▸ Part of a data file
------------------------

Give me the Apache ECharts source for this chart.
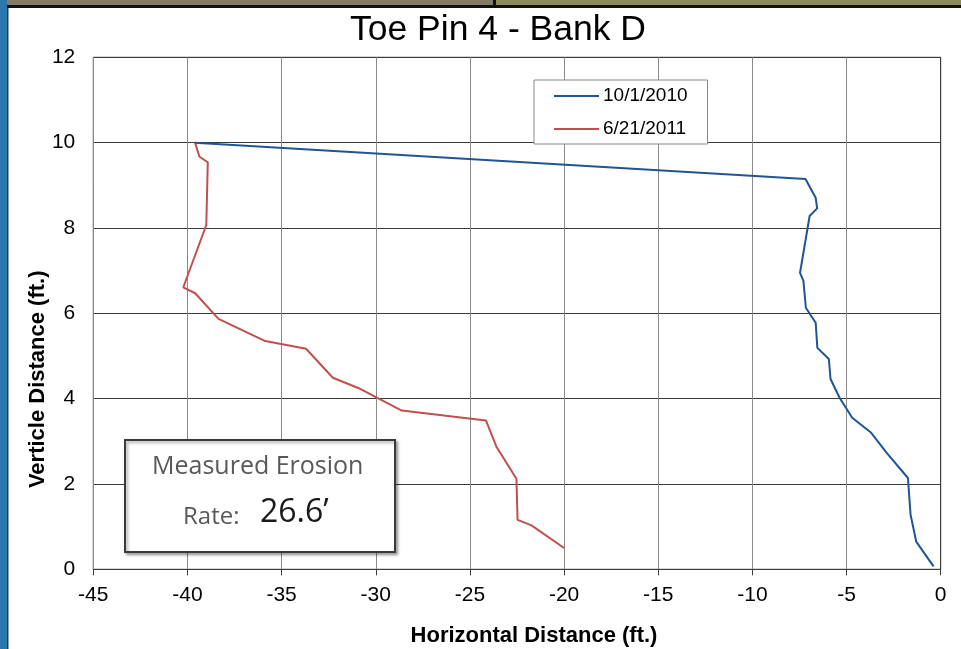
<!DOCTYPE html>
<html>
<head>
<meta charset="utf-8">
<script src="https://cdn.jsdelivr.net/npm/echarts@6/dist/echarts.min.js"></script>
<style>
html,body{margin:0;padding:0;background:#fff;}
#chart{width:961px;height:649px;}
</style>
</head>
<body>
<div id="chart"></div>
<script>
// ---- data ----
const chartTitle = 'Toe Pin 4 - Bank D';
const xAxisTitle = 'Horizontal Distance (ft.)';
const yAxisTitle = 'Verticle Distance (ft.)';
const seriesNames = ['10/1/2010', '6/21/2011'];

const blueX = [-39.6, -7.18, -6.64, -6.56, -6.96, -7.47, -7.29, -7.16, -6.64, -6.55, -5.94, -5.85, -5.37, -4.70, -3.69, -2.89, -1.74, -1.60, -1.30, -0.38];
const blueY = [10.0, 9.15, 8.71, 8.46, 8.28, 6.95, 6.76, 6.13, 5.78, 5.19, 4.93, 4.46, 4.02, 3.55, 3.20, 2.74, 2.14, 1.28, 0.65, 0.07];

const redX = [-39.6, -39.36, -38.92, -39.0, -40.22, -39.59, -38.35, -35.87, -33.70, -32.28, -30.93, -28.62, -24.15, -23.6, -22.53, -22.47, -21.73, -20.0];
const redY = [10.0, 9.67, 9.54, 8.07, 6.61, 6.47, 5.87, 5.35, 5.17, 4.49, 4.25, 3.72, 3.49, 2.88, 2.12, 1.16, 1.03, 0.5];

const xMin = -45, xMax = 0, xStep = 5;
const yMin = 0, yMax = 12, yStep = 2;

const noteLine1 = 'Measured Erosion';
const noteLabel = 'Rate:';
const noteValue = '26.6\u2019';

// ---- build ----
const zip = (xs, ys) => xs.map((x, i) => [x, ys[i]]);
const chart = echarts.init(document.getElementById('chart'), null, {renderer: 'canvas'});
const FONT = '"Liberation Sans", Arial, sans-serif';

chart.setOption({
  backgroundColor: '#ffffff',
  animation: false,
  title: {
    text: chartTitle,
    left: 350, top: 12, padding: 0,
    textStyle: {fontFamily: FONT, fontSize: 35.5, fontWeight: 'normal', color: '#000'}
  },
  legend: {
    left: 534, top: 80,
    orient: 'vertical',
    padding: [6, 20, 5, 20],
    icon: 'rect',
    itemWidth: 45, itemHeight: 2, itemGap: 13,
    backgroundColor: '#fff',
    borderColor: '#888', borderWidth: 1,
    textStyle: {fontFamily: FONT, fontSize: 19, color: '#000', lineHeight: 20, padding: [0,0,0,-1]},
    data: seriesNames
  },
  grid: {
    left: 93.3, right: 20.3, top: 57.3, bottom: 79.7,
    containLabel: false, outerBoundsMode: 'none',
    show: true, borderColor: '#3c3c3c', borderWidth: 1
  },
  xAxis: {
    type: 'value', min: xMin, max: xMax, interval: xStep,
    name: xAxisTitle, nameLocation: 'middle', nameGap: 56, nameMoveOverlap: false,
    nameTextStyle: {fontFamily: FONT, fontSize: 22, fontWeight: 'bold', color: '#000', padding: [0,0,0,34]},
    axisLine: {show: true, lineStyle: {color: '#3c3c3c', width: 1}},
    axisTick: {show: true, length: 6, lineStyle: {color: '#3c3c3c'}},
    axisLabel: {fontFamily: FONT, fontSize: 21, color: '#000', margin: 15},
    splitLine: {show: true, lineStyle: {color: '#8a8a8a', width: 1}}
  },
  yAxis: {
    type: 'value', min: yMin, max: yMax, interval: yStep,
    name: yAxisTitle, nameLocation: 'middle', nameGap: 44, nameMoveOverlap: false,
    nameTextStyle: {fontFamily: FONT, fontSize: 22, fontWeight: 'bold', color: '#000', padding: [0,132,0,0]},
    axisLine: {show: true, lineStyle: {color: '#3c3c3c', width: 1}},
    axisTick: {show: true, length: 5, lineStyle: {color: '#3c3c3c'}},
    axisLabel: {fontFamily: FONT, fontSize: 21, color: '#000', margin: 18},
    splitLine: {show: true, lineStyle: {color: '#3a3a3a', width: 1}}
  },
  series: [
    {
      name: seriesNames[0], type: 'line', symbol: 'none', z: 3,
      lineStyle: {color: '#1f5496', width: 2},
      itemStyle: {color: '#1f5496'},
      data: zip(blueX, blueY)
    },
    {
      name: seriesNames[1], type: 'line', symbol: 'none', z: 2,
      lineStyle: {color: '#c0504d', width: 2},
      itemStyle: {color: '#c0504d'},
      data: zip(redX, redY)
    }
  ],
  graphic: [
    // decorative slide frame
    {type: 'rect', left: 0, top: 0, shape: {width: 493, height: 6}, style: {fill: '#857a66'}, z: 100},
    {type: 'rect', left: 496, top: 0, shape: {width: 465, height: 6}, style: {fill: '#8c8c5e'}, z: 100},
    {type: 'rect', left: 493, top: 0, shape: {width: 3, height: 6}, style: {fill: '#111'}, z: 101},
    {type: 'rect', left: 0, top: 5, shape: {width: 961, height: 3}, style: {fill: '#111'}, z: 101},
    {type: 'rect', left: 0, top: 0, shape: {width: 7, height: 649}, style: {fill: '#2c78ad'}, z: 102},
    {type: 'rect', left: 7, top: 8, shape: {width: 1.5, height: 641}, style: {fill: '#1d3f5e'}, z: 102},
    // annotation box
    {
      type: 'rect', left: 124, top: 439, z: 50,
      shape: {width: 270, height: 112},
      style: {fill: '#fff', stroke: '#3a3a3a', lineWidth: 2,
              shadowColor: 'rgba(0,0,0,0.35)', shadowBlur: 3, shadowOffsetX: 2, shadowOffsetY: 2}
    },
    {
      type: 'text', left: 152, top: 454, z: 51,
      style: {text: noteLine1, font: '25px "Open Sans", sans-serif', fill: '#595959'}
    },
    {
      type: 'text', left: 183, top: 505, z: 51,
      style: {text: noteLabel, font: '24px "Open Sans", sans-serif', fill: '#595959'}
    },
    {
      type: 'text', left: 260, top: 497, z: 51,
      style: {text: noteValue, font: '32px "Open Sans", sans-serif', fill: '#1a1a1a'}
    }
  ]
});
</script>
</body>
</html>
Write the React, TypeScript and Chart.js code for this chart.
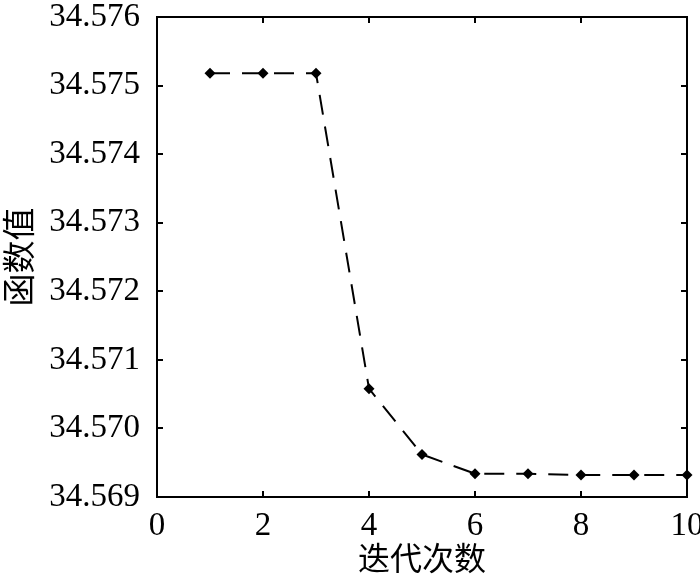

------------------------

▸ What you are asked to do
Return the material line for line, from its beginning to the line that contains "1.28, 0.65, 0.07];", with the pictures left out.

▸ Exercise output
Give me the Apache ECharts source for this chart.
<!DOCTYPE html>
<html>
<head>
<meta charset="utf-8">
<script src="https://cdn.jsdelivr.net/npm/echarts@6/dist/echarts.min.js"></script>
<style>
html,body{margin:0;padding:0;background:#fff;}
#chart{width:961px;height:649px;}
</style>
</head>
<body>
<div id="chart"></div>
<script>
// ---- data ----
const chartTitle = 'Toe Pin 4 - Bank D';
const xAxisTitle = 'Horizontal Distance (ft.)';
const yAxisTitle = 'Verticle Distance (ft.)';
const seriesNames = ['10/1/2010', '6/21/2011'];

const blueX = [-39.6, -7.18, -6.64, -6.56, -6.96, -7.47, -7.29, -7.16, -6.64, -6.55, -5.94, -5.85, -5.37, -4.70, -3.69, -2.89, -1.74, -1.60, -1.30, -0.38];
const blueY = [10.0, 9.15, 8.71, 8.46, 8.28, 6.95, 6.76, 6.13, 5.78, 5.19, 4.93, 4.46, 4.02, 3.55, 3.20, 2.74, 2.14, 1.28, 0.65, 0.07];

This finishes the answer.